None of the above is the actual problem, which is as simple as it is hard to remedy: increased demand.

Worcester had 153,892 residents in 1994. Now, that number has climbed to 211,286 – an astounding 37 percent increase. Given the law of supply and demand, there is simply no way that Worcester’s rent would not have increased dramatically. Rent does not increase linearly. As renters compete for ever scarcer housing, it increases exponentially. Rent is not a proxy for “greed,” but for how scarce housing is.

One might point out that Worcester did have nearly as high a population in the 1950s without such an extreme shortage of housing. That is true, but the population then was still less, people lived in much larger family units, and a surprisingly large amount of Worcester’s housing stock was torn down in the intervening years, either due to urban renewal or general blight.

As mentioned above, there is no quick solution – as much as King, Davis, Bilotta, Haxhiaj, Linhares and others may wish. Rent control or “rent stabilization” might be quick, but it is no solution. Like all other forms of price controls, it leads not to affordability, but to shortage. Reviving it and unleashing it on Worcester would lead landlords to turn their apartments into condos or simply take them off the market. It would lead developers, no longer certain they could make a profit or even recoup their expenses, to stop building.
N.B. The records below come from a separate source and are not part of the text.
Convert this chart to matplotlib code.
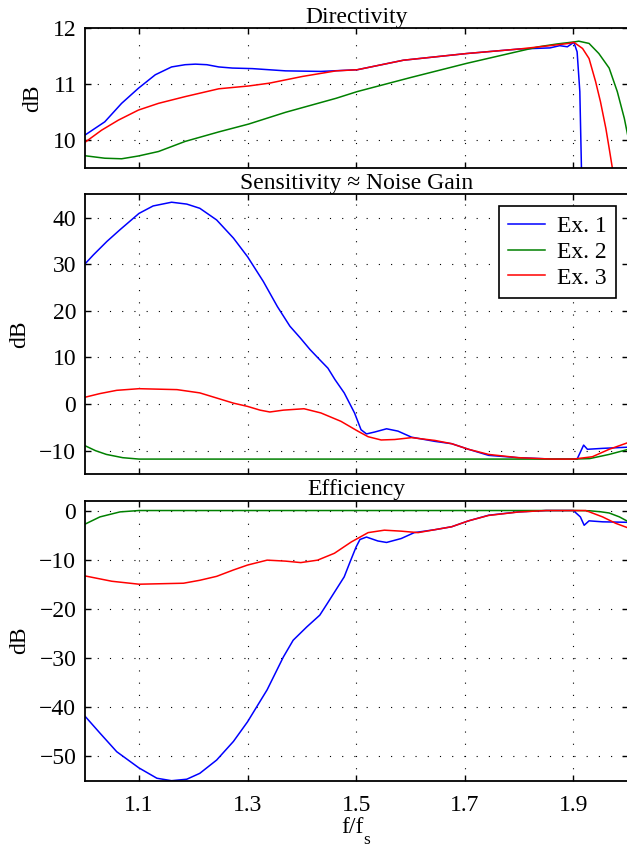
import numpy as np
import matplotlib
matplotlib.use("Agg")
import matplotlib.pyplot as plt

plt.rcParams['font.family'] = ['Liberation Serif', 'DejaVu Serif']
plt.rcParams['font.size'] = 17

# --- data ---
labels = ['Ex. 1', 'Ex. 2', 'Ex. 3']
colors = ['#0000ff', '#008000', '#ff0000']

# Directivity
dir_f1 = [1.0, 1.037, 1.068, 1.099, 1.13, 1.16, 1.185, 1.204, 1.225, 1.247, 1.272, 1.309, 1.37,
          1.435, 1.502, 1.587, 1.704, 1.8, 1.857, 1.875, 1.889, 1.898, 1.901, 1.907, 1.912, 1.915,
          1.918, 2.0]
dir_v1 = [10.09, 10.33, 10.66, 10.93, 11.17, 11.31, 11.35, 11.36, 11.35, 11.31, 11.29, 11.28, 11.24,
          11.23, 11.26, 11.43, 11.55, 11.63, 11.65, 11.69, 11.67, 11.73, 11.75, 11.58, 10.87, 9.5,
          8.5, 5.0]
dir_f2 = [1.0, 1.037, 1.068, 1.099, 1.136, 1.185, 1.247, 1.302, 1.37, 1.463, 1.502, 1.6, 1.704,
          1.8, 1.836, 1.87, 1.904, 1.91, 1.929, 1.947, 1.966, 1.981, 1.994, 2.0]
dir_v2 = [9.725, 9.68, 9.67, 9.72, 9.8, 9.98, 10.15, 10.29, 10.5, 10.75, 10.87, 11.12, 11.375,
          11.59, 11.67, 11.72, 11.76, 11.77, 11.73, 11.55, 11.29, 10.87, 10.39, 10.1]
dir_f3 = [1.0, 1.031, 1.062, 1.099, 1.136, 1.185, 1.247, 1.302, 1.34, 1.401, 1.463, 1.502, 1.587,
          1.704, 1.8, 1.857, 1.892, 1.901, 1.917, 1.929, 1.941, 1.95, 1.96, 1.966, 1.972, 1.985, 2.0]
dir_v3 = [9.96, 10.18, 10.36, 10.54, 10.66, 10.78, 10.92, 10.97, 11.02, 11.14, 11.24, 11.26, 11.43,
          11.55, 11.63, 11.69, 11.73, 11.75, 11.64, 11.46, 11.05, 10.69, 10.21, 9.86, 9.5, 8.8, 8.0]

# Sensitivity ~ noise gain
sen_f1 = [1.0, 1.016, 1.041, 1.065, 1.1, 1.126, 1.16, 1.188, 1.212, 1.243, 1.274, 1.3, 1.329,
          1.355, 1.378, 1.397, 1.415, 1.433, 1.448, 1.461, 1.478, 1.497, 1.509, 1.519, 1.534,
          1.556, 1.577, 1.602, 1.645, 1.676, 1.707, 1.744, 1.799, 1.861, 1.907, 1.919, 1.926,
          1.954, 2.0]
sen_v1 = [30.0, 32.0, 34.9, 37.4, 40.9, 42.5, 43.3, 42.9, 42.0, 39.5, 35.6, 31.6, 26.3,
          20.9, 16.7, 14.2, 11.7, 9.5, 7.7, 5.25, 2.4, -1.9, -5.5, -6.4, -6.0,
          -5.3, -5.8, -7.1, -8.0, -8.5, -9.7, -11.0, -11.5, -11.8, -11.8, -8.8, -9.7,
          -9.5, -9.25]
sen_f2 = [1.0, 1.02, 1.04, 1.07, 1.1, 1.9, 1.93, 1.966, 2.0]
sen_v2 = [-8.9, -10.0, -10.8, -11.5, -11.8, -11.8, -11.7, -10.8, -9.75]
sen_f3 = [1.0, 1.028, 1.059, 1.1, 1.17, 1.212, 1.243, 1.274, 1.3, 1.323, 1.341, 1.366, 1.404,
          1.435, 1.472, 1.503, 1.522, 1.546, 1.571, 1.602, 1.645, 1.676, 1.707, 1.744, 1.799,
          1.861, 1.9, 1.935, 1.966, 2.0]
sen_v3 = [1.45, 2.25, 2.95, 3.3, 3.1, 2.4, 1.3, 0.2, -0.5, -1.3, -1.7, -1.3, -1.0,
          -1.9, -3.7, -5.8, -7.0, -7.7, -7.6, -7.2, -7.8, -8.5, -9.7, -10.8, -11.5,
          -11.8, -11.8, -11.3, -9.7, -8.3]

# Efficiency
eff_f1 = [1.0, 1.028, 1.059, 1.1, 1.133, 1.16, 1.188, 1.212, 1.243, 1.274, 1.3, 1.336, 1.366,
          1.384, 1.409, 1.433, 1.447, 1.478, 1.489, 1.5, 1.507, 1.519, 1.54, 1.556, 1.583, 1.607,
          1.645, 1.676, 1.707, 1.744, 1.799, 1.85, 1.9, 1.913, 1.92, 1.929, 1.954, 2.0]
eff_v1 = [-41.8, -45.3, -49.1, -52.4, -54.5, -55.0, -54.7, -53.5, -50.8, -47.0, -43.0, -36.5, -29.8,
          -26.4, -23.7, -21.3, -18.9, -13.5, -10.4, -7.4, -5.9, -5.4, -6.2, -6.5, -5.7, -4.5,
          -3.9, -3.3, -2.1, -0.96, -0.28, 0.0, 0.0, -1.3, -3.0, -2.1, -2.3, -2.4]
eff_f2 = [1.0, 1.028, 1.065, 1.1, 1.9, 1.93, 1.95, 1.966, 1.985, 2.0]
eff_v2 = [-2.8, -1.3, -0.28, 0.0, 0.0, -0.05, -0.25, -0.5, -1.3, -2.2]
eff_f3 = [1.0, 1.05, 1.1, 1.182, 1.212, 1.243, 1.274, 1.3, 1.336, 1.37, 1.398, 1.429, 1.46, 1.491,
          1.522, 1.552, 1.583, 1.614, 1.645, 1.676, 1.707, 1.744, 1.799, 1.85, 1.923, 1.954,
          1.978, 2.0]
eff_v3 = [-13.3, -14.4, -15.0, -14.8, -14.2, -13.4, -12.1, -11.1, -10.1, -10.3, -10.6, -10.1, -8.7,
          -6.4, -4.5, -4.0, -4.2, -4.5, -3.9, -3.3, -2.1, -1.0, -0.3, 0.0, 0.0, -1.3,
          -2.6, -3.5]

xticks = [1.1, 1.3, 1.5, 1.7, 1.9]

panels = [
    ('Directivity', [(dir_f1, dir_v1), (dir_f2, dir_v2), (dir_f3, dir_v3)], (9.5, 12), [10, 11, 12]),
    ('Sensitivity \u2248 Noise Gain', [(sen_f1, sen_v1), (sen_f2, sen_v2), (sen_f3, sen_v3)],
     (-15, 45), [-10, 0, 10, 20, 30, 40]),
    ('Efficiency', [(eff_f1, eff_v1), (eff_f2, eff_v2), (eff_f3, eff_v3)], (-55, 2),
     [-50, -40, -30, -20, -10, 0]),
]

W, H = 627, 849
fig = plt.figure(figsize=(W / 100, H / 100), dpi=100)

# axes boxes in pixels: (top, bottom)
boxes = [(28.3, 168.3), (194.3, 474.0), (500.7, 780.7)]
left_px, right_px = 84.7, 627.6

axes = []
for (title, series, ylim, yt), (tp, bp) in zip(panels, boxes):
    ax = fig.add_axes([left_px / W, 1 - bp / H, (right_px - left_px) / W, (bp - tp) / H])
    for (f, v), c, lab in zip(series, colors, labels):
        ax.plot(f, v, color=c, lw=1.1, label=lab)
    ax.set_xlim(1.0, 2.0)
    ax.set_ylim(*ylim)
    ax.set_xticks(xticks)
    ax.set_yticks(yt)
    ax.set_title(title, pad=4, fontsize=17)
    ax.set_ylabel('dB', labelpad=7)
    ax.grid(True, color='black', linestyle=(0, (1, 10)), linewidth=0.8)
    ax.tick_params(direction='in', top=True, right=True, length=4, width=1.0)
    ax.tick_params(axis='x', pad=10)
    ax.tick_params(axis='y', pad=6)
    for s in ax.spines.values():
        s.set_linewidth(1.3)
    axes.append(ax)

axes[0].tick_params(labelbottom=False)
axes[1].tick_params(labelbottom=False)
axes[2].set_xticklabels([f'{t:.1f}' for t in xticks])

# x label "f/f" with a low-set subscript "s", as in the MATLAB export
ax = axes[2]
ax.set_xlabel('f/f')
ax.xaxis.set_label_coords(0.494, -0.128)
ax.text(0.519, -0.226, 's', transform=ax.transAxes, ha='center', va='baseline', fontsize=12.5)

leg = axes[1].legend(loc='upper right', fancybox=False, edgecolor='black', framealpha=1,
                     borderaxespad=0.5, labelspacing=0.18, handlelength=1.54,
                     handletextpad=0.5, borderpad=0.4)
leg.get_frame().set_linewidth(1.2)

fig.savefig('out.png', dpi=100)
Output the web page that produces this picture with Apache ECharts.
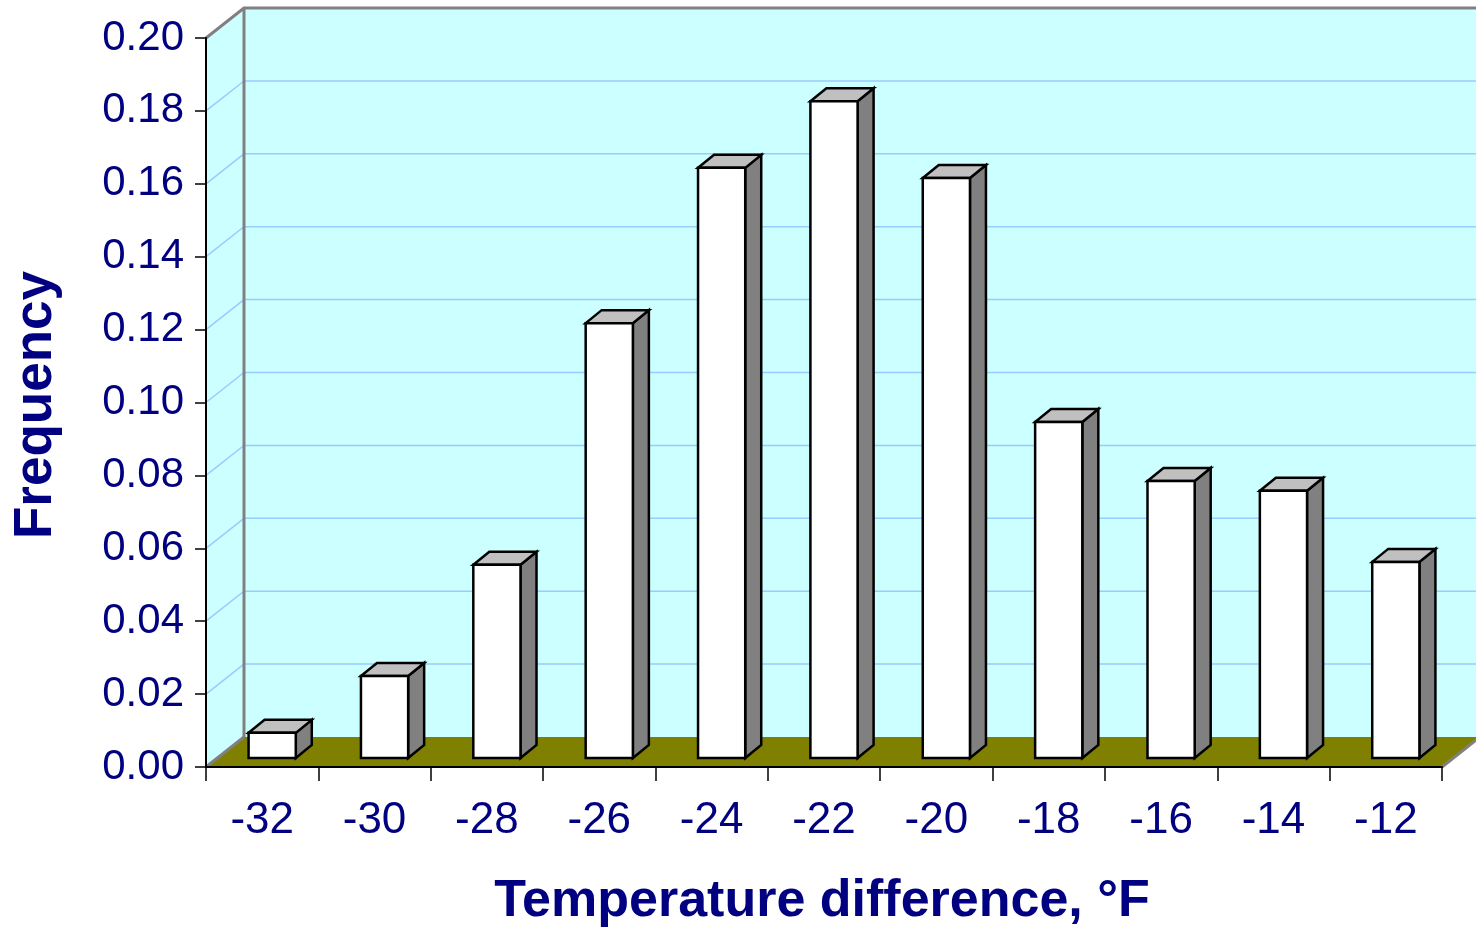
<!DOCTYPE html>
<html>
<head>
<meta charset="utf-8">
<script src="https://cdn.jsdelivr.net/npm/echarts@6/dist/echarts.min.js"></script>
<style>
html,body{margin:0;padding:0;background:#fff;}
#chart{width:1476px;height:930px;}
</style>
</head>
<body>
<div id="chart"></div>
<script>
// ---- data ----
const categories = ['-32','-30','-28','-26','-24','-22','-20','-18','-16','-14','-12'];
const frequency = [0.0069, 0.0225, 0.053, 0.1193, 0.1619, 0.1802, 0.1591, 0.0922, 0.076, 0.0733, 0.0538];
const gridValues = [0.02, 0.04, 0.06, 0.08, 0.10, 0.12, 0.14, 0.16, 0.18];
const yMin = 0, yMax = 0.20, yStep = 0.02;
const xTitle = 'Temperature difference, °F';
const yTitle = 'Frequency';

// ---- 3D style constants ----
const DEPTH_DX = 38, DEPTH_DY = -30;       // wall depth
const BAR_FRONT_DX = 10, BAR_FRONT_DY = -9; // bar front plane offset
const BAR_DX = 16, BAR_DY = -13;            // bar depth
const BAR_RATIO = 0.42;

const chart = echarts.init(document.getElementById('chart'));

function renderWalls(params, api) {
  const cs = params.coordSys;
  const L = cs.x, R = cs.x + cs.width;
  const B = api.coord([0, yMin])[1];
  const T = api.coord([0, yMax])[1];
  const children = [];
  children.push({type:'polygon', shape:{points:[[L,T],[L+DEPTH_DX,T+DEPTH_DY],[L+DEPTH_DX,B+DEPTH_DY],[L,B]]},
    style:{fill:'#CCFFFF', stroke:null}});
  children.push({type:'polygon', shape:{points:[[L+DEPTH_DX,T+DEPTH_DY],[R+DEPTH_DX,T+DEPTH_DY],[R+DEPTH_DX,B+DEPTH_DY],[L+DEPTH_DX,B+DEPTH_DY]]},
    style:{fill:'#CCFFFF', stroke:null}});
  gridValues.forEach(v => {
    const y = api.coord([0, v])[1];
    children.push({type:'polyline', shape:{points:[[L,y],[L+DEPTH_DX,y+DEPTH_DY],[R+DEPTH_DX,y+DEPTH_DY]]},
      style:{stroke:'#99CCFF', lineWidth:1.5, fill:null}});
  });
  children.push({type:'polygon', shape:{points:[[L,B],[L+DEPTH_DX,B+DEPTH_DY],[R+DEPTH_DX,B+DEPTH_DY],[R,B]]},
    style:{fill:'#808000', stroke:null}});
  children.push({type:'line', shape:{x1:L,y1:B,x2:L+DEPTH_DX,y2:B+DEPTH_DY}, style:{stroke:'#808080', lineWidth:3}});
  children.push({type:'line', shape:{x1:R,y1:B,x2:R+DEPTH_DX,y2:B+DEPTH_DY}, style:{stroke:'#808080', lineWidth:3}});
  children.push({type:'polyline', shape:{points:[[L,T],[L+DEPTH_DX,T+DEPTH_DY],[R+DEPTH_DX+5,T+DEPTH_DY]]},
    style:{stroke:'#808080', lineWidth:3, fill:null}});
  children.push({type:'line', shape:{x1:L+DEPTH_DX,y1:T+DEPTH_DY,x2:L+DEPTH_DX,y2:B+DEPTH_DY}, style:{stroke:'#808080', lineWidth:3}});
  return {type:'group', children};
}

function renderBar(params, api) {
  const idx = api.value(0);
  const val = api.value(1);
  const base = api.coord([idx, 0]);
  const top = api.coord([idx, val]);
  const bw = api.size([1, 0])[0] * BAR_RATIO;
  const x0 = base[0] - bw / 2 + BAR_FRONT_DX;
  const x1 = x0 + bw;
  const yb = base[1] + BAR_FRONT_DY;
  const yt = top[1] + BAR_FRONT_DY;
  const st = {stroke:'#000', lineWidth:2.5, lineJoin:'miter'};
  return {type:'group', children:[
    {type:'polygon', shape:{points:[[x1,yt],[x1+BAR_DX,yt+BAR_DY],[x1+BAR_DX,yb+BAR_DY],[x1,yb]]},
      style:Object.assign({fill:'#808080'}, st)},
    {type:'polygon', shape:{points:[[x0,yt],[x1,yt],[x1+BAR_DX,yt+BAR_DY],[x0+BAR_DX,yt+BAR_DY]]},
      style:Object.assign({fill:'#C0C0C0'}, st)},
    {type:'rect', shape:{x:x0, y:yt, width:bw, height:yb-yt},
      style:Object.assign({fill:'#FFFFFF'}, st)}
  ]};
}

const fontFam = 'Liberation Sans, Arial, sans-serif';

chart.setOption({
  animation:false,
  backgroundColor:'#ffffff',
  grid:{left:206, top:38, width:1236, height:729, containLabel:false, outerBoundsMode:'none'},
  xAxis:{
    type:'category', data:categories, boundaryGap:true, z:10,
    axisLine:{show:true, lineStyle:{color:'#000', width:2}},
    axisTick:{show:true, interval:0, length:14, lineStyle:{color:'#000', width:1.5}},
    axisLabel:{interval:0, margin:32, fontFamily:fontFam, fontSize:44, color:'#000080'},
    splitLine:{show:false}
  },
  yAxis:{
    type:'value', min:yMin, max:yMax, interval:yStep, z:10,
    axisLine:{show:true, lineStyle:{color:'#000', width:2}},
    axisTick:{show:true, length:11, lineStyle:{color:'#000', width:1.5}},
    axisLabel:{margin:22, fontFamily:fontFam, fontSize:42, color:'#000080', formatter:v => v.toFixed(2)},
    splitLine:{show:false}
  },
  graphic:[
    {type:'text', x:822, y:902, style:{text:xTitle, fontFamily:fontFam, fontWeight:'bold', fontSize:52, fill:'#000080', textAlign:'center', textVerticalAlign:'middle'}},
    {type:'text', x:36, y:405, rotation:Math.PI/2, style:{text:yTitle, fontFamily:fontFam, fontWeight:'bold', fontSize:53, fill:'#000080', textAlign:'center', textVerticalAlign:'middle'}}
  ],
  series:[
    {type:'custom', name:'walls', z:1, clip:false, silent:true, data:[[0,0]], renderItem:renderWalls},
    {type:'custom', name:'Frequency', z:3, clip:false, data:frequency.map((v,i)=>[i,v]), renderItem:renderBar,
      encode:{x:0, y:1}}
  ]
});
</script>
</body>
</html>
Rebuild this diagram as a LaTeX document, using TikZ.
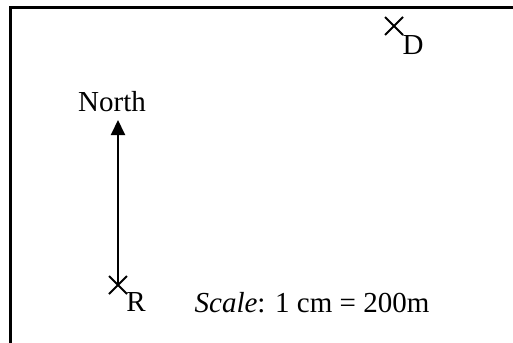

That is the effect rent control would have on Worcester. If the construction of new housing stops and if the current supply is reduced, a $2,050 median rent would be a fond memory. It’s possible that some people would have cheaper rent. But a larger pool of prospective tenants would, without housing in the city, forced to move. Further, studies show that landlords tend to let controlled apartments deteriorate, and that would lead to decaying neighborhoods.

Almost universally, economists consider rent control, even if under the guise of rent stabilization, bad policy. While progressives in Worcester have been sending around various studies and meta-studies, these represent a small minority of economists. And even these cherry-picked studies have important caveats – and those caveats are in line with most economists.

Much of the conversation around rent control currently seems to be based in magical thinking. For example, some of the local commentators have argued that apartments won’t be turned into condos. That only happened before, they argue, because at the height of the first round of rent control people happened to be grabbing up homes as fast as they could. But what do these progressives think is happening now? Home prices show that houses are being bought and sold in Worcester as fast as anyone can put them on the market. The very “speculative investment” they wrongly think is the main culprit for increasing rents would actually fuel the condo-ization they think wouldn’t happen.

If rent control isn’t the solution, what is? The answer is emotionally unsatisfactory, but it is true nonetheless: the solution is already being implemented. The only way to address rising costs is to address the real problem, of which increased rent is only a symptom: the housing shortage. The quickest way to increase the stock of housing is to entice developers to build in Worcester. Over the past few years, the city has increased its housing stock by thousands of units. More will be built soon, as developments are either in progress or have recently been announced.

Sections of the commentariat argue that thousands of new “luxury” apartments haven’t helped the city, because prices keep increasing. The reply is obvious. Prices are increasing because the population also keeps increasing. Construction – as much as there has been – has not kept up with it. But every unit at, say, Alta on the Row represents a unit that relieved some pressure on the cost of the rental of a three-decker.

The current situation is not ideal, but that is because the real world is itself not ideal. Policies still have to be based in reality, though. Moving the needle from “not ideal” to “good” involves enticing even more developers to come and build, so that supply satisfies demand.

Rent control, that zombie that won’t stay dead, would move the needle from “not ideal” to “worse” and then, as neighborhoods deteriorate, “bad.”